The delegates said they had been asking for a new alarm system for two years for a site that had a 15-second delay.
"That can be the difference between life and death," they said. "We've asked [Coleman] time and time again to address our concerns. But he maintains there is no problem."
Coleman has not said there is a problem, but he has acknowledged increasing demand is being placed on mental health and addiction services.
In 2013, suicide was the third-leading cause of premature death in New Zealand after heart disease and lung cancer.
"To help meet this increase in demand, we've increased mental health and addiction services funding from $1.1 billion in 2008-09 to over $1.4b for 2015-16," Coleman said.
He does not accept there was a need for a national inquiry into mental health services, despite calls from the Green Party.
"A national inquiry in itself isn't going to improve access to services. But there's always more to do, and we are doing more," he said.
"For example, Budget 2016 includes $12m of funding over four years to increase support for people to access mental health services at an earlier stage."
In a further statement, PSA national secretary Glenn Barclay said more than $1.7b had "vanished" from the health budget, and the ring fence around mental health funding exists "in name only".
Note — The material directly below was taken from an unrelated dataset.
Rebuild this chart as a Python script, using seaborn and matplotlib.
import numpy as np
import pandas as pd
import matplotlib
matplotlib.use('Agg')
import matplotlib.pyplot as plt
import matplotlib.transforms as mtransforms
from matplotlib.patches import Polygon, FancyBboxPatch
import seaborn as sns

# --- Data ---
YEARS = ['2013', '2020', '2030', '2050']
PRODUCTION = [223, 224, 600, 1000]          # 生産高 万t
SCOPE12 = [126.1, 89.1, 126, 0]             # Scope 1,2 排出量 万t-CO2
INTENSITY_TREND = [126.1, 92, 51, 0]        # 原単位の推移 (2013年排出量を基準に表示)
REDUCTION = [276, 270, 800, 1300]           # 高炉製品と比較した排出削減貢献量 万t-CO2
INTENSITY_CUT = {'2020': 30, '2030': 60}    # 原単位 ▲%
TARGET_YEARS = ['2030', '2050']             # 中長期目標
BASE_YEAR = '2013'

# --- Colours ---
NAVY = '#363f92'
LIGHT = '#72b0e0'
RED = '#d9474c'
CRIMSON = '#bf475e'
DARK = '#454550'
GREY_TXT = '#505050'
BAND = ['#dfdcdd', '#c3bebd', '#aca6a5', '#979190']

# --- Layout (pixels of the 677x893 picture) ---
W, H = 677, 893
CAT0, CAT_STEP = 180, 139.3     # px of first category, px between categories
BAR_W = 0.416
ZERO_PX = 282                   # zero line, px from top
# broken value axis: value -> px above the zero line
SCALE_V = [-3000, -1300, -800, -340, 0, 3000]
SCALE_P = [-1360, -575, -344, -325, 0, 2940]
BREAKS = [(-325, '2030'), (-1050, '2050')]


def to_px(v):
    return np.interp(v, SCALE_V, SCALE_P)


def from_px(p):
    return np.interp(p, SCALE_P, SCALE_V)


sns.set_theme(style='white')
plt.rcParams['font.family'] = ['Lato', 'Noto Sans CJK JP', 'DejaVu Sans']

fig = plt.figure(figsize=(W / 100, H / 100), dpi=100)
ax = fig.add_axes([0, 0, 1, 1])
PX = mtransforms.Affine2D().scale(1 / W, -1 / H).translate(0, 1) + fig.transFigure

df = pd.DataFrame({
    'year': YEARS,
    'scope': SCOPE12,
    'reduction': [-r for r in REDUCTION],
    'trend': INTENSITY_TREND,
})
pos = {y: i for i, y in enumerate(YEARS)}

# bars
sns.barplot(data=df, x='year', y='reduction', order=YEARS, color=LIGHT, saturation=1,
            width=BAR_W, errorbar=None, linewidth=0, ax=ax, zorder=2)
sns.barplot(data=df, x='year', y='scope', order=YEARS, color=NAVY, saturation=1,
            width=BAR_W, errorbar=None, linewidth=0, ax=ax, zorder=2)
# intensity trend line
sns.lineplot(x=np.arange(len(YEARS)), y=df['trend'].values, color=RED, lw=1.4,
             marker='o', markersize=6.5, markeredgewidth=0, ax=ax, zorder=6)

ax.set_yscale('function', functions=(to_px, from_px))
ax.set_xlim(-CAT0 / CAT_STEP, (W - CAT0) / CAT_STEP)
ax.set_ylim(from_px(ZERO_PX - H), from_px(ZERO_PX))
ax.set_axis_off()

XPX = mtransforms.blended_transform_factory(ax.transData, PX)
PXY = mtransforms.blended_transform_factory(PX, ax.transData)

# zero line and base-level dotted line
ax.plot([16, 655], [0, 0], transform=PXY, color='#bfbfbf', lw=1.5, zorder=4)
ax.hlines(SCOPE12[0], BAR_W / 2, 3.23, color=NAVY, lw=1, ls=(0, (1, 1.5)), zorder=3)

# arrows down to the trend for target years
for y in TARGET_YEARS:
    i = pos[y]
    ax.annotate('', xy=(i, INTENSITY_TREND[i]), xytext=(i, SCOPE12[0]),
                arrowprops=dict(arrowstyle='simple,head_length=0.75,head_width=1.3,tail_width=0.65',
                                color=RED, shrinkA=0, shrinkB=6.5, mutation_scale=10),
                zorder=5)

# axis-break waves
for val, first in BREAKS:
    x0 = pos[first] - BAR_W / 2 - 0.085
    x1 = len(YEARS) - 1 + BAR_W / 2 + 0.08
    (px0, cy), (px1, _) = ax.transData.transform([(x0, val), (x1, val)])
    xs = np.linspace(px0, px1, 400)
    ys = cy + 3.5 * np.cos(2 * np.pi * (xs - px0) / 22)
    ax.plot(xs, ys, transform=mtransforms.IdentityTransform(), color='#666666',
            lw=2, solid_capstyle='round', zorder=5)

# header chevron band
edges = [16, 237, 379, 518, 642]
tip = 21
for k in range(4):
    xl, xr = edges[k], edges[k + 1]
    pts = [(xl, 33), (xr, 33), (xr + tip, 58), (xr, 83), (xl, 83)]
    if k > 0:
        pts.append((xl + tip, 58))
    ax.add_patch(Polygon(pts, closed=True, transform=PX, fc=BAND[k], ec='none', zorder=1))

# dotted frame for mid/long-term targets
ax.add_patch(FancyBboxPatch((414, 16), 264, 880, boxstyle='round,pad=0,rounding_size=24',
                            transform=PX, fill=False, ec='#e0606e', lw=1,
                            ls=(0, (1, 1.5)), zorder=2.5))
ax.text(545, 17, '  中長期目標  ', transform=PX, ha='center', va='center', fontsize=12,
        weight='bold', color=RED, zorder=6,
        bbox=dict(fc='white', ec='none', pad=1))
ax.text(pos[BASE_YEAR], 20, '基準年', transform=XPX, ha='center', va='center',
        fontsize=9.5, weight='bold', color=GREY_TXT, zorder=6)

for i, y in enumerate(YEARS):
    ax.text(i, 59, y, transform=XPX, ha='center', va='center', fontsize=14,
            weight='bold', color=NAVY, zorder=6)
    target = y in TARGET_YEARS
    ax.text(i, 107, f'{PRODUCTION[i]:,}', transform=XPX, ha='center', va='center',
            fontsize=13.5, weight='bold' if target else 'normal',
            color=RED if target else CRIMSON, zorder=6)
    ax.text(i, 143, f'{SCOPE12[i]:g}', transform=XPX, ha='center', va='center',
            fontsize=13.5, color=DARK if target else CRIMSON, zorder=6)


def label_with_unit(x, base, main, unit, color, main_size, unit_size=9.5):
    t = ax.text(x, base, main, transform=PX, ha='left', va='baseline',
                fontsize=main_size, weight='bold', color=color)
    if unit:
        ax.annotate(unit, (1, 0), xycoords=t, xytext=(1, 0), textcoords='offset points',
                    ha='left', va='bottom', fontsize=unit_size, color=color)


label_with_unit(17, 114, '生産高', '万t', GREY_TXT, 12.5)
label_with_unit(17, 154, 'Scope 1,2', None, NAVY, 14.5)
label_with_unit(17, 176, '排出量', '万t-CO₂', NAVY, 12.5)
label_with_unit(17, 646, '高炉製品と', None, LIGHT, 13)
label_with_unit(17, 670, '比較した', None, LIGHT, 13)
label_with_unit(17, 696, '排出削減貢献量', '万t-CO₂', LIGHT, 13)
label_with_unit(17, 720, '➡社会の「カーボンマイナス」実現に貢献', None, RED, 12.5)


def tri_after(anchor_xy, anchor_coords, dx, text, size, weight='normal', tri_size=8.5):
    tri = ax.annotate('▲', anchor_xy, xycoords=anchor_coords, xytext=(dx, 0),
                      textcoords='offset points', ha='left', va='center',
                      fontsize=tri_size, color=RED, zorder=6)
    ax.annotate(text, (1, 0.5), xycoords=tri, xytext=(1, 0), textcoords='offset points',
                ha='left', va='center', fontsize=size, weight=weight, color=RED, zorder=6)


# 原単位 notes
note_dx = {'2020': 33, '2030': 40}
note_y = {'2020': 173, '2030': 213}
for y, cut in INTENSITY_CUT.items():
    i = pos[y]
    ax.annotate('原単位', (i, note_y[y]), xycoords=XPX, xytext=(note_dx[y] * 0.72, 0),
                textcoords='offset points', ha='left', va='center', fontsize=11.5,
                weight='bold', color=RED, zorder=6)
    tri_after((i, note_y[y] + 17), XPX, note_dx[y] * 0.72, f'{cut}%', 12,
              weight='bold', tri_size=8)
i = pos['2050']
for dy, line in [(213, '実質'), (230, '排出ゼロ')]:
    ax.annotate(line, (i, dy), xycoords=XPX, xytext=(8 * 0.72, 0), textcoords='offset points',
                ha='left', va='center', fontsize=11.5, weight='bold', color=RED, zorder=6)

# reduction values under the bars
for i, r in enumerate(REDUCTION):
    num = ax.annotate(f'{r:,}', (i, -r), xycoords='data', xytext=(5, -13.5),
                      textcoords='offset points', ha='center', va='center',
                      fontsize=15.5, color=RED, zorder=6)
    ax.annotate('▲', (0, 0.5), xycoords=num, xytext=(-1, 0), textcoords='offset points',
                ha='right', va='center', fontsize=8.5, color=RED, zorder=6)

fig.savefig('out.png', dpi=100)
Under the ring fence, the Ministry of Health allocates money to DHBs specifically for mental health, with the amount determined by mental health spending over the past 16 years.
Every DHB is required to spend more than they had the year before, regardless of what the population-based funding provides.
Coleman said the Health Ministry did ring fence funding for mental health within the overall funding provided to DHBs, which have been required to maintain this ring fence funding since 2001 to protect service investment and development.
The claim that $1.7b had vanished was simply untrue, he said.
"The Government's investment in health will reach a record $16.1b in 2016-17. That's an extra $568 million this year - the biggest single increase in seven years."